The Paris-Munich route works beautifully for people trying to connect major cities without burning a whole day. Munich-Venice is another solid choice if you're routing through southern Bavaria en route to Italy.

The real trick is understanding that night trains work best as part of a bigger journey, not as a novelty experience. The art of slow travel has never been more relevant, and night trains represent slow travel's most underrated expression.

The Catch (There's Always a Catch)

Night trains aren't perfect. Booking can be confusing since multiple rail companies operate different routes, and the websites don't always play nice with each other. Prices fluctuate wildly depending on season and how far in advance you book. A cabin in August might cost double what it costs in April.

The schedules have gaps. You can't get everywhere via night train—at least not yet. And if you're traveling with someone who snores or sleeps restlessly, sharing a cabin becomes an adventure in interpersonal conflict.

Weather delays happen. Occasionally, routes get suspended. And honestly, the novelty of sleeping on a train wears off somewhere around night three.

What's Next for Night Trains

The momentum is real. Switzerland is investing heavily in night train infrastructure. Germany has committed to making connections smoother between different operators. There's even talk of new routes expanding into France and southern Spain.

For travelers, this means the experience is only going to get better. Within five years, booking a night train across Europe might be as straightforward as booking a flight. The infrastructure is improving. The awareness is growing.
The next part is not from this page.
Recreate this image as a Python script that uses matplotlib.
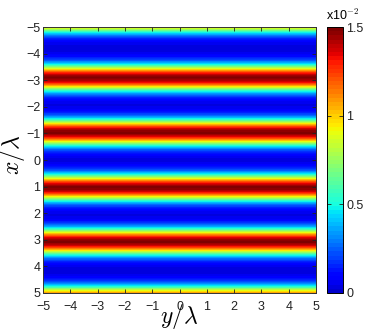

And most surprisingly, people are actually choosing trains—by choice, not just because it's cheaper.

The overnight train didn't go extinct. It went into a decades-long hibernation, and it's waking up refreshed, ready to remind us that sometimes the best part of travel isn't arriving. It's the hours in between, moving through the darkness, watching the world change outside your window while you sleep.